Die Nazis waren zu realistisch, um der Philosophie einen zu großen Wert im „Kampf um das völkische Dasein“ beizumessen. Sie hätten wohl Freud zugestimmt, der geschrieben hat: „... die Philosophie hat keinen unmittelbaren Einfluß auf die große Menge von Menschen, sie ist das Interesse einer geringen Anzahl selbst von der dünnen Oberschicht der Intellektuellen, für alle anderen kaum faßbar.“ Wenn sich jemand gegen die Nazis betätigte, versuchten sie ihn zu vernichten. Im Falle der Logischen Positivisten und besonders der Mitglieder des Wiener Kreises ging es darum, daß sie Juden waren durch Abstammung oder durch Heirat, in der Sprache der Nazis, „jüdisch versippt“.

Für das Nicht-Zurückholen emigrierter Universitätslehrer muß man wohl einerseits — was die Fakultätsmitglieder anbelangt — machtpolitische Motive angeben, niemand gibt gerne seinen Posten ab, den er bekommen hat oder bekommen könnte, andererseits philosophische. Selten wird jemand einen Philosophen auf einen Lehrstuhl ernenen wollen, dessen Philosophie er für falsch oder irreführend hält. Daß man als Theoretiker Vertreter weit entfernter Methoden und Theorien ablehnt, ist eine universale universitäre Einstellung, ja fast die Pflicht eines ernsten Gelehrten. Wo es um die Wahrheit geht, kann es keine Toleranz geben. In Deutschland war die Situation etwas anders als in Österreich: 1) Die Deutschen akzeptierten vielfach die Verantwortung für das Geschehene, und 2) manche zurückgeholte Emigranten vertreten eine dem bodenständigen Deutschen Idealismus verwandte Philosophie, die Kritische Theorie der Frankfurter Schule.

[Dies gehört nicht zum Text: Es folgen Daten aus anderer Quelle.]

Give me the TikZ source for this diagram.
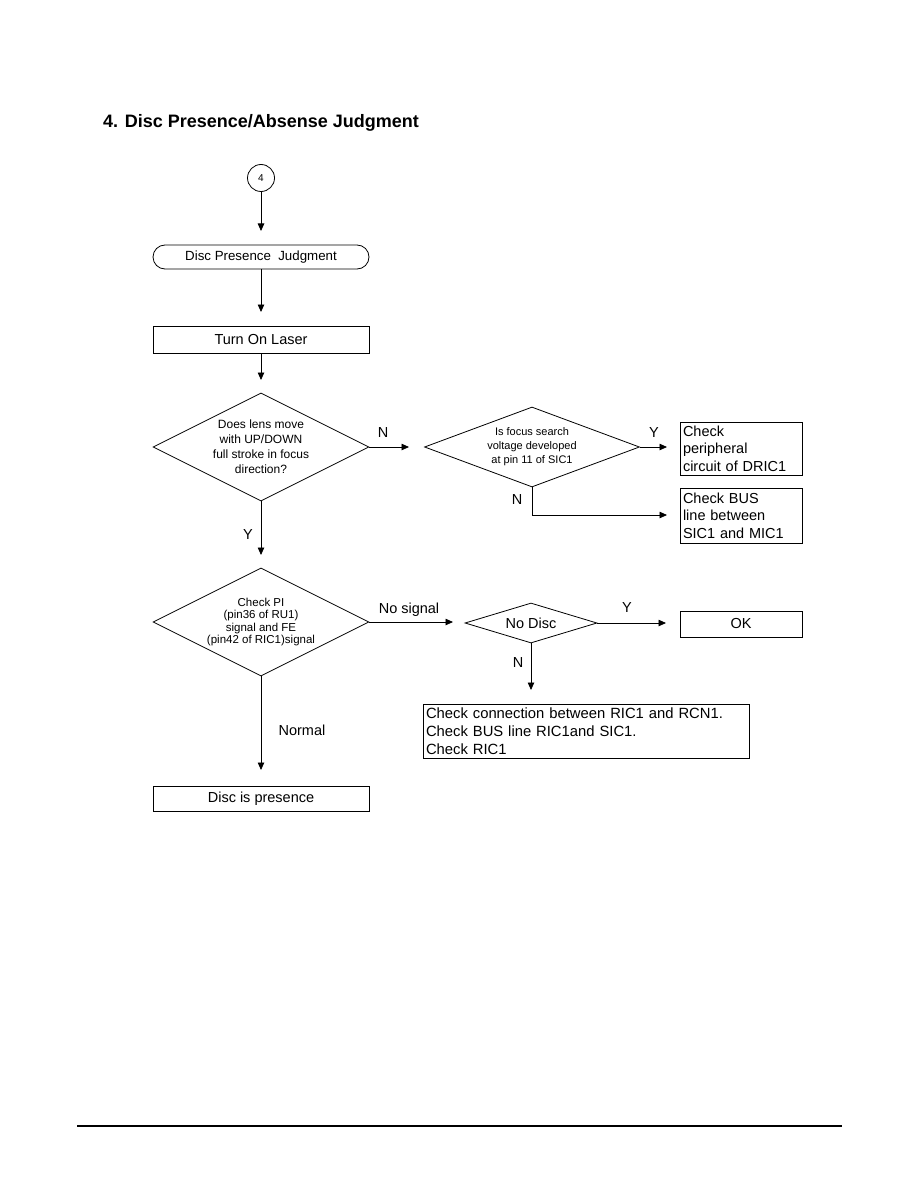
\documentclass[tikz,border=0pt]{standalone}
\usepackage{fontspec}
\setmainfont{Liberation Sans}
\usetikzlibrary{arrows.meta,shapes.geometric}
\tikzset{
  ln/.style={line width=0.8pt},
  arr/.style={ln,-{Triangle[length=7.5pt,width=6.5pt]}},
  box/.style={draw,ln,rectangle,inner sep=0pt,font=\fontsize{14.5}{18}\selectfont},
  tbox/.style={draw,ln,rectangle,inner xsep=3pt,inner ysep=0pt,align=left,font=\fontsize{14.5}{17.5}\selectfont},
  dia/.style={draw,ln,diamond,inner sep=-40pt,align=center},
  lbl/.style={inner sep=0pt,font=\fontsize{14.5}{17}\selectfont},
}
\begin{document}
\begin{tikzpicture}[x=1pt,y=-1pt]
\useasboundingbox (0,0) rectangle (918,1190);
\node[anchor=west,inner sep=0pt,font=\fontsize{18}{20}\selectfont\bfseries] (title) at (103,123) {4. Disc Presence/Absense Judgment};

\node[draw,ln,circle,minimum size=27pt,inner sep=0pt,font=\fontsize{10}{12}\selectfont] (c4) at (261,178) {4};
\node[box,minimum width=216pt,minimum height=24pt,rounded corners=12pt,font=\fontsize{13.3}{16}\selectfont] (start) at (261,257) {Disc Presence\ \ Judgment};
\node[box,minimum width=216pt,minimum height=27pt] (laser) at (261,339.5) {Turn On Laser};

\node[dia,shape aspect=2,minimum width=216pt,minimum height=108pt,font=\fontsize{12}{15}\selectfont] (d1) at (261,447) {Does lens move\\with UP/DOWN\\full stroke in focus\\direction?};
\node[dia,shape aspect=2.7,minimum width=215pt,minimum height=80pt,font=\fontsize{11}{14}\selectfont] (d2) at (532,447) {Is focus search\\voltage developed\\at pin 11 of SIC1};
\node[tbox,text width=116pt,minimum height=53pt] (peri) at (741,448.5) {Check\\peripheral\\circuit of DRIC1};
\node[tbox,text width=116pt,minimum height=55pt] (bus) at (741,515.5) {Check BUS\\line between\\SIC1 and MIC1};

\node[dia,shape aspect=2,minimum width=216pt,minimum height=108pt,font=\fontsize{11.5}{12.6}\selectfont] (d3) at (261,622) {Check PI\\(pin36 of RU1)\\signal and FE\\(pin42 of RIC1)signal};
\node[dia,shape aspect=3.3,minimum width=132pt,minimum height=40pt,font=\fontsize{14.5}{17}\selectfont] (d4) at (531,623) {No Disc};
\node[box,minimum width=122pt,minimum height=26pt] (ok) at (741,624) {OK};
\node[tbox,text width=320pt,minimum height=54pt,font=\fontsize{14.8}{18}\selectfont] (chk) at (586,731) {Check connection between RIC1 and RCN1.\\Check BUS line RIC1and SIC1.\\Check RIC1};
\node[box,minimum width=216pt,minimum height=25pt] (pres) at (261,798.5) {Disc is presence};

\coordinate (t1) at (261,231);
\coordinate (t2) at (261,312);
\coordinate (t3) at (261,380);
\coordinate (t4) at (409,447);
\coordinate (t5) at (261,555);
\coordinate (t6) at (667,447);
\coordinate (b2) at (532,515);
\coordinate (t7) at (667,515);
\coordinate (t8) at (453,622);
\coordinate (t9) at (666,623);
\coordinate (t10) at (531,690);
\coordinate (t11) at (261,770);

\draw[arr] (c4.south) -- (t1);
\draw[arr] (start.south) -- (t2);
\draw[arr] (laser.south) -- (t3);
\draw[arr] (d1.east) -- (t4);
\draw[arr] (d1.south) -- (t5);
\draw[arr] (d2.east) -- (t6);
\draw[arr] (d2.south) -- (b2) -- (t7);
\draw[arr] (d3.east) -- (t8);
\draw[arr] (d4.east) -- (t9);
\draw[arr] (d4.south) -- (t10);
\draw[arr] (d3.south) -- (t11);

\node[lbl] (lN1) at (383,433) {N};
\node[lbl] (lY1) at (248,535) {Y};
\node[lbl] (lY2) at (654,433) {Y};
\node[lbl] (lN2) at (517,500) {N};
\node[lbl] (lNS) at (409,610) {No signal};
\node[lbl] (lY3) at (627,608) {Y};
\node[lbl] (lN3) at (518,663) {N};
\node[lbl] (lNo) at (302,730) {Normal};

\draw[line width=1.2pt] (77,1126) -- (842,1126);
\end{tikzpicture}
\end{document}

Was die Situation an der Universität Wien, und in Österreich überhaupt kennzeichnete, war und ist aber, daß es eine bodenständige Tradition der Philosophie gegeben hat, von Bolzano und Brentano bis Wittgenstein und Popper, die vom Ständestaat aus vorwiegend weltanschaulichen (und vom Dritten Reich aus rassistischen Gründen) abgelehnt wurde. Man kann sich fragen, ob eine Tradition fortgesetzt werden muß. Meines Erachtens stirbt sie gewöhnlich später an Selbstmord; die österreichische Tradition an der Wiener Universität aber, die als eine das Jahrhundert dominierende Philosophie gelten kann, ist nicht an Selbstmord gestorben, sondern sozusagen ermordet worden. Sie wurde durch keinen Professor seit dem Tode Moritz Schlicks im Jahre 1936 vertreten. Dies muß als Schande gewertet werden. Noch schändlicher und skandalös ist aber, daß eine Universität, die einen Carnap und einen Gödel habilitiert hat, keinen Ordinarius für Logik und Philosophie hatte und hat, der die Tradition von Frege, Russel, Wittgenstein, Carnap und Quine vertritt, weiterführt oder sich mit ihr auch nur beschäftigt.